* **Aim**:
Set the listing down again exactly, please, apart from its pictures.

##########

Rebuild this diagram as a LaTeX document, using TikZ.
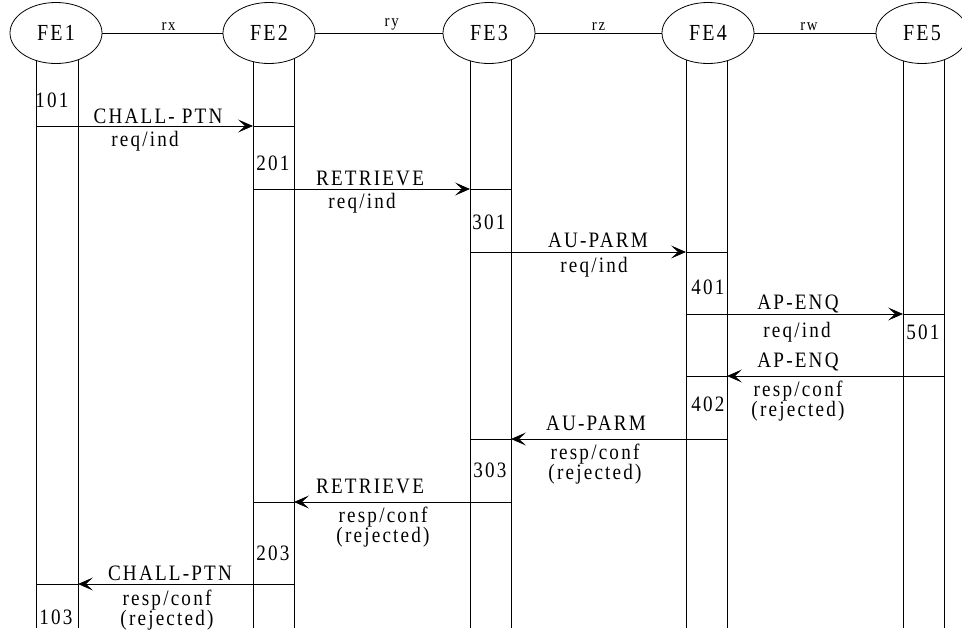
\documentclass[tikz,border=0pt]{standalone}
\usepackage{fontspec}
\setmainfont{Liberation Serif}[LetterSpace=10]
\newfontfamily\tallfont{Liberation Serif}[LetterSpace=10,FakeStretch=0.87]
\usepackage{tikz}
\usetikzlibrary{arrows.meta,shapes.geometric}

\begin{document}
\begin{tikzpicture}[x=1pt,y=-1pt,line width=0.8pt,
  fe/.style={draw,ellipse,fill=white,minimum width=92pt,minimum height=61pt,inner sep=0pt,font=\tallfont\fontsize{23}{25}\selectfont},
  lbl/.style={font=\tallfont\fontsize{22}{20}\selectfont,inner sep=0pt,align=center},
  link/.style={font=\tallfont\fontsize{17}{18}\selectfont,above,inner sep=2pt},
  msg/.style={-{Stealth[length=15pt,width=13pt,inset=7pt]}}]

\useasboundingbox (0,0) rectangle (962,630);

% Lifelines and entities
\foreach \n/\ex/\l/\r in {1/56/36/78, 2/269/253/294, 3/489/470/511, 4/708/686/727, 5/922/903/944}{
  \coordinate (l\n) at (\l,0);
  \coordinate (r\n) at (\r,0);
  \draw (\l,33) -- (\l,628);
  \draw (\r,33) -- (\r,628);
  \node[fe] (fe\n) at (\ex,33) {FE\n};
}

% Links between entities
\draw (fe1) -- node[link,pos=0.55]{rx} (fe2);
\draw (fe2) -- node[link,pos=0.6]{ry} (fe3);
\draw (fe3) -- node[link]{rz} (fe4);
\draw (fe4) -- node[link,pos=0.45]{rw} (fe5);

% Message levels
\coordinate (m1) at (0,126);
\coordinate (m2) at (0,189);
\coordinate (m3) at (0,252);
\coordinate (m4) at (0,314);
\coordinate (m5) at (0,376);
\coordinate (m6) at (0,439);
\coordinate (m7) at (0,502);
\coordinate (m8) at (0,584);

% Requests
\draw[msg] (l1|-m1) -- (l2|-m1);
\draw (l2|-m1) -- (r2|-m1);
\draw[msg] (l2|-m2) -- (l3|-m2);
\draw (l3|-m2) -- (r3|-m2);
\draw[msg] (l3|-m3) -- (l4|-m3);
\draw (l4|-m3) -- (r4|-m3);
\draw[msg] (l4|-m4) -- (l5|-m4);
\draw (l5|-m4) -- (r5|-m4);

% Responses
\draw[msg] (r5|-m5) -- (r4|-m5);
\draw (r4|-m5) -- (l4|-m5);
\draw[msg] (r4|-m6) -- (r3|-m6);
\draw (r3|-m6) -- (l3|-m6);
\draw[msg] (r3|-m7) -- (r2|-m7);
\draw (r2|-m7) -- (l2|-m7);
\draw[msg] (r2|-m8) -- (r1|-m8);
\draw (r1|-m8) -- (l1|-m8);

% Message labels
\node[lbl] (t1) at (158,116) {CHALL- PTN};
\node[lbl] (p1) at (145,141) {req/ind};
\node[lbl] (t2) at (370,178) {RETRIEVE};
\node[lbl] (p2) at (362,203) {req/ind};
\node[lbl] (t3) at (598,240) {AU-PARM};
\node[lbl] (p3) at (594,267) {req/ind};
\node[lbl] (t4) at (798,304) {AP-ENQ};
\node[lbl] (p4) at (797,332) {req/ind};
\node[lbl] (t5) at (798,362) {AP-ENQ};
\node[lbl] (p5) at (798,401) {resp/conf\\(rejected)};
\node[lbl] (t6) at (596,423) {AU-PARM};
\node[lbl] (p6) at (595,464) {resp/conf\\(rejected)};
\node[lbl] (t7) at (370,486) {RETRIEVE};
\node[lbl] (p7) at (383,527) {resp/conf\\(rejected)};
\node[lbl] (t8) at (170,573) {CHALL-PTN};
\node[lbl] (p8) at (167,610) {resp/conf\\(rejected)};

% State numbers
\node[lbl] (s101) at (52,100) {101};
\node[lbl] (s201) at (273,163) {201};
\node[lbl] (s301) at (489,222) {301};
\node[lbl] (s401) at (708,287) {401};
\node[lbl] (s501) at (923,332) {501};
\node[lbl] (s402) at (708,404) {402};
\node[lbl] (s303) at (490,470) {303};
\node[lbl] (s203) at (273,553) {203};
\node[lbl] (s103) at (56,617) {103};

\end{tikzpicture}
\end{document}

##########

* **Correct answer**:
Rebuild this diagram as a LaTeX document, using TikZ.
\documentclass[tikz,border=0pt]{standalone}
\usepackage{fontspec}
\setmainfont{Liberation Serif}[LetterSpace=10]
\newfontfamily\tallfont{Liberation Serif}[LetterSpace=10,FakeStretch=0.87]
\usepackage{tikz}
\usetikzlibrary{arrows.meta,shapes.geometric}

\begin{document}
\begin{tikzpicture}[x=1pt,y=-1pt,line width=0.8pt,
  fe/.style={draw,ellipse,fill=white,minimum width=92pt,minimum height=61pt,inner sep=0pt,font=\tallfont\fontsize{23}{25}\selectfont},
  lbl/.style={font=\tallfont\fontsize{22}{20}\selectfont,inner sep=0pt,align=center},
  link/.style={font=\tallfont\fontsize{17}{18}\selectfont,above,inner sep=2pt},
  msg/.style={-{Stealth[length=15pt,width=13pt,inset=7pt]}}]

\useasboundingbox (0,0) rectangle (962,630);

% Lifelines and entities
\foreach \n/\ex/\l/\r in {1/56/36/78, 2/269/253/294, 3/489/470/511, 4/708/686/727, 5/922/903/944}{
  \coordinate (l\n) at (\l,0);
  \coordinate (r\n) at (\r,0);
  \draw (\l,33) -- (\l,628);
  \draw (\r,33) -- (\r,628);
  \node[fe] (fe\n) at (\ex,33) {FE\n};
}

% Links between entities
\draw (fe1) -- node[link,pos=0.55]{rx} (fe2);
\draw (fe2) -- node[link,pos=0.6]{ry} (fe3);
\draw (fe3) -- node[link]{rz} (fe4);
\draw (fe4) -- node[link,pos=0.45]{rw} (fe5);

% Message levels
\coordinate (m1) at (0,126);
\coordinate (m2) at (0,189);
\coordinate (m3) at (0,252);
\coordinate (m4) at (0,314);
\coordinate (m5) at (0,376);
\coordinate (m6) at (0,439);
\coordinate (m7) at (0,502);
\coordinate (m8) at (0,584);

% Requests
\draw[msg] (l1|-m1) -- (l2|-m1);
\draw (l2|-m1) -- (r2|-m1);
\draw[msg] (l2|-m2) -- (l3|-m2);
\draw (l3|-m2) -- (r3|-m2);
\draw[msg] (l3|-m3) -- (l4|-m3);
\draw (l4|-m3) -- (r4|-m3);
\draw[msg] (l4|-m4) -- (l5|-m4);
\draw (l5|-m4) -- (r5|-m4);

% Responses
\draw[msg] (r5|-m5) -- (r4|-m5);
\draw (r4|-m5) -- (l4|-m5);
\draw[msg] (r4|-m6) -- (r3|-m6);
\draw (r3|-m6) -- (l3|-m6);
\draw[msg] (r3|-m7) -- (r2|-m7);
\draw (r2|-m7) -- (l2|-m7);
\draw[msg] (r2|-m8) -- (r1|-m8);
\draw (r1|-m8) -- (l1|-m8);

% Message labels
\node[lbl] (t1) at (158,116) {CHALL- PTN};
\node[lbl] (p1) at (145,141) {req/ind};
\node[lbl] (t2) at (370,178) {RETRIEVE};
\node[lbl] (p2) at (362,203) {req/ind};
\node[lbl] (t3) at (598,240) {AU-PARM};
\node[lbl] (p3) at (594,267) {req/ind};
\node[lbl] (t4) at (798,304) {AP-ENQ};
\node[lbl] (p4) at (797,332) {req/ind};
\node[lbl] (t5) at (798,362) {AP-ENQ};
\node[lbl] (p5) at (798,401) {resp/conf\\(rejected)};
\node[lbl] (t6) at (596,423) {AU-PARM};
\node[lbl] (p6) at (595,464) {resp/conf\\(rejected)};
\node[lbl] (t7) at (370,486) {RETRIEVE};
\node[lbl] (p7) at (383,527) {resp/conf\\(rejected)};
\node[lbl] (t8) at (170,573) {CHALL-PTN};
\node[lbl] (p8) at (167,610) {resp/conf\\(rejected)};

% State numbers
\node[lbl] (s101) at (52,100) {101};
\node[lbl] (s201) at (273,163) {201};
\node[lbl] (s301) at (489,222) {301};
\node[lbl] (s401) at (708,287) {401};
\node[lbl] (s501) at (923,332) {501};
\node[lbl] (s402) at (708,404) {402};
\node[lbl] (s303) at (490,470) {303};
\node[lbl] (s203) at (273,553) {203};
\node[lbl] (s103) at (56,617) {103};

\end{tikzpicture}
\end{document}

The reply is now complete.